Set aside the pictures and output only the lines from the one containing "Convert this chart to matplotlib code." up to and including the one containing "from matplotlib.patches import Rectangle".

-=-=-

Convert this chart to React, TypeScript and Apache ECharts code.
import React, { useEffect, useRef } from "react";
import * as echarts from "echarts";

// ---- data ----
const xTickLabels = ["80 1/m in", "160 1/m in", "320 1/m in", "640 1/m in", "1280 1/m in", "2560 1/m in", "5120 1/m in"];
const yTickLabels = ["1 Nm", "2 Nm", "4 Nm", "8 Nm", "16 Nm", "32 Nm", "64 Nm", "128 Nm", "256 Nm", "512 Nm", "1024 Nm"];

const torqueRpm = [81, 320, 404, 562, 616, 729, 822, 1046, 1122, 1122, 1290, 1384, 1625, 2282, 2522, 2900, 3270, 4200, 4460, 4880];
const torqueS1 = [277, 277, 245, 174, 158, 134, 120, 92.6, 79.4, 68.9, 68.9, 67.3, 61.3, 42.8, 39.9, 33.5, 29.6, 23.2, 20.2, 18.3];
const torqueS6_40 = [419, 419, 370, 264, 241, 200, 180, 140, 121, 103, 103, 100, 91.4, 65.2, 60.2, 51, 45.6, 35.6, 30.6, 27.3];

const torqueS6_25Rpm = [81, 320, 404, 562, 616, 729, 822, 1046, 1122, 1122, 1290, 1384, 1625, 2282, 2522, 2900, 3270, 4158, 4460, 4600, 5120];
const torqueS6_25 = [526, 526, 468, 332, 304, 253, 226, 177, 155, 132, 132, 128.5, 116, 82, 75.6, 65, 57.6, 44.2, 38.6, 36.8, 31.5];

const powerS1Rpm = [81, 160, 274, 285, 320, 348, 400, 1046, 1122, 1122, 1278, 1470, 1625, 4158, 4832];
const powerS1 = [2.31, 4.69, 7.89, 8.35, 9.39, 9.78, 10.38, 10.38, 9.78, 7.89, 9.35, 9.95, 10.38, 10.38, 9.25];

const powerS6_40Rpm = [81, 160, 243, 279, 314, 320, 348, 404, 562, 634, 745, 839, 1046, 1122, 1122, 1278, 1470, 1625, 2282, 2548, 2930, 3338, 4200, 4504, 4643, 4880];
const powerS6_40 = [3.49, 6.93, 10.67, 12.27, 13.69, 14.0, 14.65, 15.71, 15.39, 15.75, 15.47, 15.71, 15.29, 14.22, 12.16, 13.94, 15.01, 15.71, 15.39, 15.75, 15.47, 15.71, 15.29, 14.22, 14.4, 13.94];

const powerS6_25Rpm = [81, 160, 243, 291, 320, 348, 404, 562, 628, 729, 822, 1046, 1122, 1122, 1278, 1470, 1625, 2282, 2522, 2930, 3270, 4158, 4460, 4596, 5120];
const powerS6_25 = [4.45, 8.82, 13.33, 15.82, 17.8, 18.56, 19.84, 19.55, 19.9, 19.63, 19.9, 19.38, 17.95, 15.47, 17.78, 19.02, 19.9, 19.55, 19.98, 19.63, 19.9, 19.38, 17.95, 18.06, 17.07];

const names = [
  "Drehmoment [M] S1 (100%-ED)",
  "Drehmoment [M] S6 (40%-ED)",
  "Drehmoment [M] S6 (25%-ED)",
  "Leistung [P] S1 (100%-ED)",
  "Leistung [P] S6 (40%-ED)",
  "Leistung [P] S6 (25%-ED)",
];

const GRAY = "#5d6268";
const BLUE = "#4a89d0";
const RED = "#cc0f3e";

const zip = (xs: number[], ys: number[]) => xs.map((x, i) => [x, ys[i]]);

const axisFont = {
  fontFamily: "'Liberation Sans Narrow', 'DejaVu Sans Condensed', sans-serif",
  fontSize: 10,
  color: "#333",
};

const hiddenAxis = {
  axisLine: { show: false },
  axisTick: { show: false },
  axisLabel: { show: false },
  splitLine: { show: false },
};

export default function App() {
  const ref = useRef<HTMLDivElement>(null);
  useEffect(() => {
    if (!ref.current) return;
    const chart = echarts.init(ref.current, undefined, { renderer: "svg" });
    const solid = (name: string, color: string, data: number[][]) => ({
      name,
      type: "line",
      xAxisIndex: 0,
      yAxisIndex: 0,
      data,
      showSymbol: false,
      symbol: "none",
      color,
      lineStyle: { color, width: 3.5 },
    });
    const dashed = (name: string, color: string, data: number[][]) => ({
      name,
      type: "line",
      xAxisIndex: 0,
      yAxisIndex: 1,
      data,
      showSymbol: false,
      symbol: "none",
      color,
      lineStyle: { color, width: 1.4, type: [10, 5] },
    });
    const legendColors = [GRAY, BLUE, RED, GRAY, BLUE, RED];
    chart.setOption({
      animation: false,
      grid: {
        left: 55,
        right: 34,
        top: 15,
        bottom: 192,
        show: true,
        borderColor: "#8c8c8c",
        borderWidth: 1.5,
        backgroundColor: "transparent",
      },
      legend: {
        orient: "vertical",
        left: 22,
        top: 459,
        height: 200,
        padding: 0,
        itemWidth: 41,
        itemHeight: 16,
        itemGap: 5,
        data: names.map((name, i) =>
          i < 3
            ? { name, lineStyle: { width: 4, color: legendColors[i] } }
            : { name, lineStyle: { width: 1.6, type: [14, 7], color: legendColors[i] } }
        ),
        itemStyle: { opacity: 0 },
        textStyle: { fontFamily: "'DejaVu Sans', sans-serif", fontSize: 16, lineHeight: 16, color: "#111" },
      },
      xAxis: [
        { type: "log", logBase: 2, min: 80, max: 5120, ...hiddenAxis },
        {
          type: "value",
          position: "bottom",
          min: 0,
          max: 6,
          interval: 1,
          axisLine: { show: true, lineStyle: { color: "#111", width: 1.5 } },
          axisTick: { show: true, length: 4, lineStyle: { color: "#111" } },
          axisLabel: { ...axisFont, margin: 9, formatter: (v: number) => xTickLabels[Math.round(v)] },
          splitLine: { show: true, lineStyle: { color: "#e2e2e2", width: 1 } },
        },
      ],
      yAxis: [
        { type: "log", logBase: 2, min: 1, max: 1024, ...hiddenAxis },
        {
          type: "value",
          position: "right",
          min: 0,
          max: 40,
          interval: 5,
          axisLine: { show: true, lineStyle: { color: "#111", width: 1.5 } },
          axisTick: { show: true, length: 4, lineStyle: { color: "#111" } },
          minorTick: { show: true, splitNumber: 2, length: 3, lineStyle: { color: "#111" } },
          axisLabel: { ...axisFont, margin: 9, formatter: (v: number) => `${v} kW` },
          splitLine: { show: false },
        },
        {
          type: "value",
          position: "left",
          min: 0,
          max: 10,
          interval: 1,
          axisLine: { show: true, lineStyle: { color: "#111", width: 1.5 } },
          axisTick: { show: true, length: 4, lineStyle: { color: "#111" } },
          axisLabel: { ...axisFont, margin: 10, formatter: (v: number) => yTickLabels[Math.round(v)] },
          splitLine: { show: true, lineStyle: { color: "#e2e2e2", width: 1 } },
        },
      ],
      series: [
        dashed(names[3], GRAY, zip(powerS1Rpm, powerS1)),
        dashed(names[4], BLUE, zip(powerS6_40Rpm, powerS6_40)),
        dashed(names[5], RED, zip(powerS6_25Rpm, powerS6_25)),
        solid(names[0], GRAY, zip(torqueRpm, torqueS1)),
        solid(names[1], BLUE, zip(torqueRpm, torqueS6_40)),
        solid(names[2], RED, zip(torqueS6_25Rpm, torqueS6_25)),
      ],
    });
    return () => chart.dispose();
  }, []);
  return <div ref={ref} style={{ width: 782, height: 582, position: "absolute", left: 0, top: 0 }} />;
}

-=-=-

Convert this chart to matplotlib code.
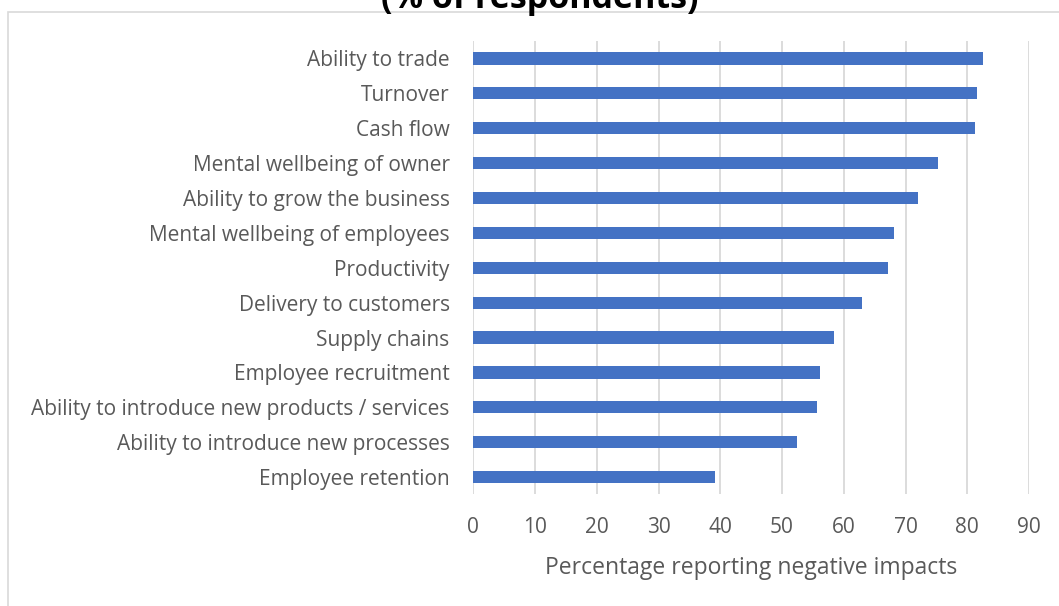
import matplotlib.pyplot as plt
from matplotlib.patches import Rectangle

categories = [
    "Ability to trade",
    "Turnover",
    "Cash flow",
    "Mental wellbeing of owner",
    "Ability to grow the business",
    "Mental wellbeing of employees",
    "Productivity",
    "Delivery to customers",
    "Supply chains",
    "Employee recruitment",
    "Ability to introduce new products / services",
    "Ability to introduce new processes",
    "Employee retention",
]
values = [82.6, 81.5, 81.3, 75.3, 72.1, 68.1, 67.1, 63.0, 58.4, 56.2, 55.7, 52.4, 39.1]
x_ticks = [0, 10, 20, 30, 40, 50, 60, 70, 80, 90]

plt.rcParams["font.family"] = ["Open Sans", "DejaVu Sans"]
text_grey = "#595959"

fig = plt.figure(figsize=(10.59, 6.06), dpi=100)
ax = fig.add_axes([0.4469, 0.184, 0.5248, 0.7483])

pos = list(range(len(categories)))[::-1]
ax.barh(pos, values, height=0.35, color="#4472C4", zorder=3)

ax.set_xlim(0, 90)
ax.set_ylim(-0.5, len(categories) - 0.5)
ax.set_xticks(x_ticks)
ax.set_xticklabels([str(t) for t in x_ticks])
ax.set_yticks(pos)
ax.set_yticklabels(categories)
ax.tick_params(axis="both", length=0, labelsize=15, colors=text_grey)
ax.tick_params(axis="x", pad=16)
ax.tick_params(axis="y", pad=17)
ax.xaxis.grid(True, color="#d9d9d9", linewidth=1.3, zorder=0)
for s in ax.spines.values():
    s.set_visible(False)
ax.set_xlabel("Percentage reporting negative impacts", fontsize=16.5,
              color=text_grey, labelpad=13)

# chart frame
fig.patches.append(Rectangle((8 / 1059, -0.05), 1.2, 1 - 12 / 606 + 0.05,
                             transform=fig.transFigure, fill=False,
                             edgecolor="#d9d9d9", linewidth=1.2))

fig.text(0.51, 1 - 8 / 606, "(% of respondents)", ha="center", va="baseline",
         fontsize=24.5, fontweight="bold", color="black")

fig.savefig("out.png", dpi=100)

-=-=-

- Correct response -
Convert this chart to matplotlib code.
import matplotlib.pyplot as plt
from matplotlib.patches import Rectangle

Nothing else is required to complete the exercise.